— Begin Data block —

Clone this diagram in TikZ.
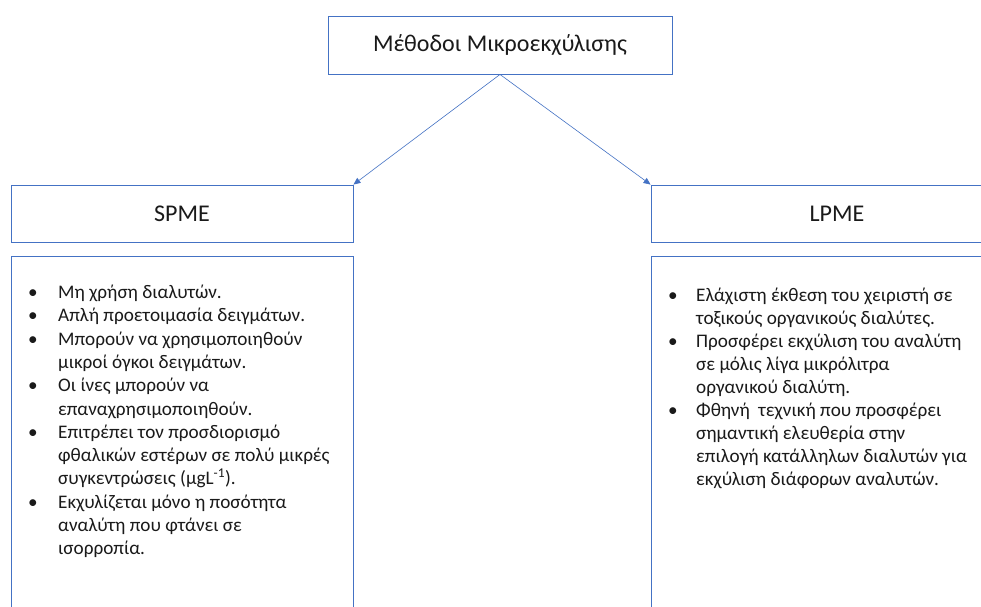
\documentclass[tikz,border=0pt]{standalone}
\usepackage{fontspec}
\setmainfont{Carlito}
\usetikzlibrary{arrows.meta}
\definecolor{MKBlue}{HTML}{4472C4}
\definecolor{MKInk}{HTML}{1A1A1A}
\tikzset{
  headbox/.style={draw=MKBlue,line width=0.9pt,fill=white,text=MKInk,
                  font=\fontsize{24}{29}\selectfont,align=center},
  listbox/.style={draw=MKBlue,line width=0.9pt,fill=white},
  bullets/.style={text=MKInk,font=\fontsize{19.2}{23}\selectfont,
                  inner sep=0pt,anchor=north west},
  branch/.style={-{Triangle[length=7pt,width=6pt]},MKBlue,line width=0.6pt},
}
\newcommand{\itm}[1]{\textbullet & #1\\}
\newcommand{\cnt}[1]{& #1\\}

\begin{document}
\begin{tikzpicture}[x=1pt,y=-1pt]
    % page: 981 x 606, boxes run off the right and bottom edges
    \clip (0,0) rectangle (981,606);
    \fill[white] (0,0) rectangle (981,606);

    \node[headbox,minimum width=344pt,minimum height=58pt] (methods) at (500,45)
      {Μέθοδοι Μικροεκχύλισης};
    \node[headbox,minimum width=342pt,minimum height=57pt] (spme) at (182,213.5) {SPME};
    \node[headbox,minimum width=372pt,minimum height=57pt] (lpme) at (837,213.5) {LPME};

    \node[listbox,minimum width=342pt,minimum height=384pt] (spmelist) at (182,448) {};
    \node[listbox,minimum width=372pt,minimum height=384pt] (lpmelist) at (837,448) {};

    \draw[branch] (methods.south) -- (spme.north east);
    \draw[branch] (methods.south) -- (lpme.north west);

    \node[bullets,font=\fontsize{19.2}{23.3}\selectfont] (spmetext) at (28,282) {%
      \begin{tabular}{@{}p{30pt}@{}l@{}}
        \itm{Μη χρήση διαλυτών.}
        \itm{Απλή προετοιμασία δειγμάτων.}
        \itm{Μπορούν να χρησιμοποιηθούν}
        \cnt{μικροί όγκοι δειγμάτων.}
        \itm{Οι ίνες μπορούν να}
        \cnt{επαναχρησιμοποιηθούν.}
        \itm{Επιτρέπει τον προσδιορισμό}
        \cnt{φθαλικών εστέρων σε πολύ μικρές}
        \cnt{συγκεντρώσεις (μgL\textsuperscript{-1}).}
        \itm{Εκχυλίζεται μόνο η ποσότητα}
        \cnt{αναλύτη που φτάνει σε}
        \cnt{ισορροπία.}
      \end{tabular}};

    \node[bullets] (lpmetext) at (668,285) {%
      \begin{tabular}{@{}p{28pt}@{}l@{}}
        \itm{Ελάχιστη έκθεση του χειριστή σε}
        \cnt{τοξικούς οργανικούς διαλύτες.}
        \itm{Προσφέρει εκχύλιση του αναλύτη}
        \cnt{σε μόλις λίγα μικρόλιτρα}
        \cnt{οργανικού διαλύτη.}
        \itm{Φθηνή\ \ τεχνική που προσφέρει}
        \cnt{σημαντική ελευθερία στην}
        \cnt{επιλογή κατάλληλων διαλυτών για}
        \cnt{εκχύλιση διάφορων αναλυτών.}
      \end{tabular}};
\end{tikzpicture}
\end{document}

— End Data block —

• **Exercise task**
Return, unchanged, the lines from the first line of the material through the line that holds "-- (lpme.north west);", inclusive, omitting pictures.

• **Exercise answer**
Clone this diagram in TikZ.
\documentclass[tikz,border=0pt]{standalone}
\usepackage{fontspec}
\setmainfont{Carlito}
\usetikzlibrary{arrows.meta}
\definecolor{MKBlue}{HTML}{4472C4}
\definecolor{MKInk}{HTML}{1A1A1A}
\tikzset{
  headbox/.style={draw=MKBlue,line width=0.9pt,fill=white,text=MKInk,
                  font=\fontsize{24}{29}\selectfont,align=center},
  listbox/.style={draw=MKBlue,line width=0.9pt,fill=white},
  bullets/.style={text=MKInk,font=\fontsize{19.2}{23}\selectfont,
                  inner sep=0pt,anchor=north west},
  branch/.style={-{Triangle[length=7pt,width=6pt]},MKBlue,line width=0.6pt},
}
\newcommand{\itm}[1]{\textbullet & #1\\}
\newcommand{\cnt}[1]{& #1\\}

\begin{document}
\begin{tikzpicture}[x=1pt,y=-1pt]
    % page: 981 x 606, boxes run off the right and bottom edges
    \clip (0,0) rectangle (981,606);
    \fill[white] (0,0) rectangle (981,606);

    \node[headbox,minimum width=344pt,minimum height=58pt] (methods) at (500,45)
      {Μέθοδοι Μικροεκχύλισης};
    \node[headbox,minimum width=342pt,minimum height=57pt] (spme) at (182,213.5) {SPME};
    \node[headbox,minimum width=372pt,minimum height=57pt] (lpme) at (837,213.5) {LPME};

    \node[listbox,minimum width=342pt,minimum height=384pt] (spmelist) at (182,448) {};
    \node[listbox,minimum width=372pt,minimum height=384pt] (lpmelist) at (837,448) {};

    \draw[branch] (methods.south) -- (spme.north east);
    \draw[branch] (methods.south) -- (lpme.north west);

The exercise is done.